The fatal arithmetic of imperial decline
Tuesday, December 01, 2009
If you have not yet read Niall Ferguson's story in the current issue of Newsweek, do yourself a favor and have a quick look because you'll be reading more and more of this sort of thing over the next few years. Sometime in the next decade, this will become mainstream thinking.
Call it the fractal geometry of fiscal crisis. If you fly across the Atlantic on a clear day, you can look down and see the same phenomenon but on four entirely different scales. At one extreme there is tiny Iceland. Then there is little Ireland, followed by medium-size Britain. They're all a good deal smaller than the mighty United States. But in each case the economic crisis has taken the same form: a massive banking crisis, followed by an equally massive fiscal crisis as the government stepped in to bail out the private financial system.He goes on to detail how our debts could someday do us in, what for many would appear to be a near certainty since, throughout history, empires tend to overreach and, at their peak, evolve into finance-centric economies where there's nowhere to go but down.

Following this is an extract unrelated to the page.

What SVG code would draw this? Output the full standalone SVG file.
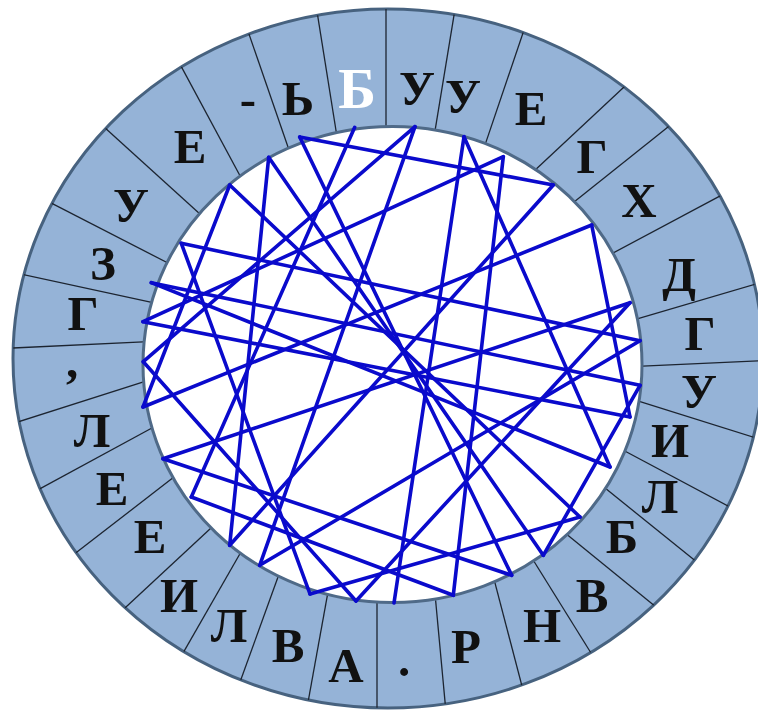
<svg xmlns="http://www.w3.org/2000/svg" width="758" height="710" viewBox="0 0 758 710">
<style>
.ring{fill:#95B3D7;stroke:#47627f;stroke-width:3}
.hole{fill:#ffffff;stroke:#4f6a88;stroke-width:3}
.div line{stroke:#1c2430;stroke-width:1.3}
.t{font-family:"Liberation Serif","Times New Roman",serif;font-weight:bold;font-size:49px;fill:#111;text-anchor:middle}
.w{fill:#ffffff;font-size:57px}
.c line{stroke:#0a0acc;stroke-width:3.6;stroke-linecap:round}
</style>
<defs>
<clipPath id="oc"><ellipse cx="388" cy="358.5" rx="375" ry="349.5"/></clipPath>
</defs>
<g id="ring">
<ellipse class="ring" cx="388" cy="358.5" rx="375" ry="349.5"/>
<g class="div" clip-path="url(#oc)">
<line x1="338" y1="143" x2="315.2" y2="0.2"/>
<line x1="289.9" y1="152.5" x2="244.3" y2="20.5"/>
<line x1="241.9" y1="179.3" x2="173.5" y2="52.1"/>
<line x1="203.8" y1="217.4" x2="88.6" y2="113"/>
<line x1="173.8" y1="266" x2="35.8" y2="195.2"/>
<line x1="156.3" y1="303.4" x2="6.3" y2="271"/>
<line x1="148.5" y1="341.7" x2="-6.4" y2="348.9"/>
<line x1="149" y1="380.1" x2="6.2" y2="425.7"/>
<line x1="153.3" y1="427.2" x2="27.3" y2="495.6"/>
<line x1="174.9" y1="476.3" x2="58.5" y2="566.3"/>
<line x1="216.4" y1="523" x2="112" y2="620"/>
<line x1="240.8" y1="552.2" x2="174.8" y2="667.4"/>
<line x1="279.9" y1="571.8" x2="234.3" y2="697.8"/>
<line x1="328" y1="591.8" x2="305.2" y2="717.8"/>
<line x1="377" y1="598" x2="377" y2="726"/>
<line x1="435.6" y1="600.2" x2="446.4" y2="716.6"/>
<line x1="493.6" y1="577.7" x2="527.2" y2="706"/>
<line x1="532.2" y1="558.5" x2="599.4" y2="666.5"/>
<line x1="565.7" y1="533.5" x2="668.9" y2="617.5"/>
<line x1="600.4" y1="484.3" x2="712" y2="574.3"/>
<line x1="617.7" y1="447.2" x2="746" y2="515.6"/>
<line x1="635.3" y1="400.2" x2="773.3" y2="443.4"/>
<line x1="637" y1="366.3" x2="780" y2="360"/>
<line x1="627" y1="321.8" x2="780" y2="277"/>
<line x1="607.8" y1="255.8" x2="733.8" y2="188.6"/>
<line x1="569.3" y1="205.8" x2="682.1" y2="115.8"/>
<line x1="530.6" y1="174.2" x2="637.4" y2="74.6"/>
<line x1="484.1" y1="147.6" x2="529.7" y2="13.2"/>
<line x1="435" y1="130.8" x2="457.9" y2="-8.4"/>
<line x1="386" y1="132" x2="386" y2="-9"/>
</g>
<ellipse class="hole" cx="392.5" cy="364.5" rx="249.5" ry="238"/>
</g>
<g id="s01"><text class="t w" x="357" y="108">Б</text></g>
<g id="s02"><text class="t" x="417" y="105">У</text></g>
<g id="s03"><text class="t" x="463" y="113">У</text></g>
<g id="s04"><text class="t" x="531" y="125">Е</text></g>
<g id="s05"><text class="t" x="592" y="173">Г</text></g>
<g id="s06"><text class="t" x="639" y="217">Х</text></g>
<g id="s07"><text class="t" x="679" y="291">Д</text></g>
<g id="s08"><text class="t" x="700" y="350">Г</text></g>
<g id="s09"><text class="t" x="699" y="408">У</text></g>
<g id="s10"><text class="t" x="670" y="457">И</text></g>
<g id="s11"><text class="t" x="660" y="513">Л</text></g>
<g id="s12"><text class="t" x="622" y="553">Б</text></g>
<g id="s13"><text class="t" x="592" y="612">В</text></g>
<g id="s14"><text class="t" x="542" y="642">Н</text></g>
<g id="s15"><text class="t" x="466" y="663">Р</text></g>
<g id="s16"><text class="t" x="404" y="676">.</text></g>
<g id="s17"><text class="t" x="346" y="682">А</text></g>
<g id="s18"><text class="t" x="288" y="662">В</text></g>
<g id="s19"><text class="t" x="229" y="642">Л</text></g>
<g id="s20"><text class="t" x="179" y="612">И</text></g>
<g id="s21"><text class="t" x="150" y="553">Е</text></g>
<g id="s22"><text class="t" x="112" y="505">Е</text></g>
<g id="s23"><text class="t" x="92" y="447">Л</text></g>
<g id="s24"><text class="t" x="72" y="377">,</text></g>
<g id="s25"><text class="t" x="83" y="330">Г</text></g>
<g id="s26"><text class="t" x="103" y="280">З</text></g>
<g id="s27"><text class="t" x="131" y="222">У</text></g>
<g id="s28"><text class="t" x="190" y="163">Е</text></g>
<g id="s29"><text class="t" x="248" y="115">-</text></g>
<g id="s30"><text class="t" x="298" y="115">Ь</text></g>
<g id="connectors" class="c">
<line x1="354.7" y1="127.3" x2="191.3" y2="497"/>
<line x1="191.3" y1="497" x2="453.3" y2="595.3"/>
<line x1="453.3" y1="595.3" x2="503.3" y2="156.7"/>
<line x1="503.3" y1="156.7" x2="143" y2="321.7"/>
<line x1="143" y1="321.7" x2="630" y2="417"/>
<line x1="630" y1="417" x2="591.7" y2="225"/>
<line x1="591.7" y1="225" x2="143" y2="407"/>
<line x1="143" y1="407" x2="229.7" y2="185"/>
<line x1="229.7" y1="185" x2="580" y2="517"/>
<line x1="580" y1="517" x2="310" y2="594"/>
<line x1="310" y1="594" x2="181.3" y2="243.3"/>
<line x1="181.3" y1="243.3" x2="640" y2="340.7"/>
<line x1="640" y1="340.7" x2="259.7" y2="565.3"/>
<line x1="259.7" y1="565.3" x2="415" y2="126.7"/>
<line x1="415" y1="126.7" x2="143.3" y2="361.7"/>
<line x1="143.3" y1="361.7" x2="356" y2="601"/>
<line x1="356" y1="601" x2="630" y2="302.7"/>
<line x1="630" y1="302.7" x2="163" y2="458.7"/>
<line x1="163" y1="458.7" x2="511.7" y2="575.3"/>
<line x1="511.7" y1="575.3" x2="299.7" y2="137"/>
<line x1="299.7" y1="137" x2="553.3" y2="185"/>
<line x1="553.3" y1="185" x2="229.7" y2="545.3"/>
<line x1="229.7" y1="545.3" x2="268.7" y2="157.3"/>
<line x1="268.7" y1="157.3" x2="543.3" y2="555.3"/>
<line x1="543.3" y1="555.3" x2="640" y2="385.3"/>
<line x1="640" y1="385.3" x2="151.3" y2="282.7"/>
<line x1="151.3" y1="282.7" x2="610" y2="467"/>
<line x1="610" y1="467" x2="464" y2="136.7"/>
<line x1="464" y1="136.7" x2="394" y2="603"/>
</g>
</svg>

Size matters, of course. For the smaller countries, the financial losses arising from this crisis are a great deal larger in relation to their gross domestic product than they are for the United States. Yet the stakes are higher in the American case. In the great scheme of things—let's be frank—it does not matter much if Iceland teeters on the brink of fiscal collapse, or Ireland, for that matter. The locals suffer, but the world goes on much as usual.
But if the United States succumbs to a fiscal crisis, as an increasing number of economic experts fear it may, then the entire balance of global economic power could shift. Military experts talk as if the president's decision about whether to send an additional 40,000 troops to Afghanistan is a make-or-break moment. In reality, his indecision about the deficit could matter much more for the country's long-term national security. Call the United States what you like—superpower, hegemon, or empire—but its ability to manage its finances is closely tied to its ability to remain the predominant global military power. Here's why.
Also see Paul Kennedy's The Rise and Fall of Great Powers.
1 comments:
Econ Talk had the Author of "This Time is Different" and she had a different opinion. Is this a Currency Market play? Are youse guys attempting to talk down the dollar, then let it bounce back up?
Could you clue us in sooner so we can get in on the action?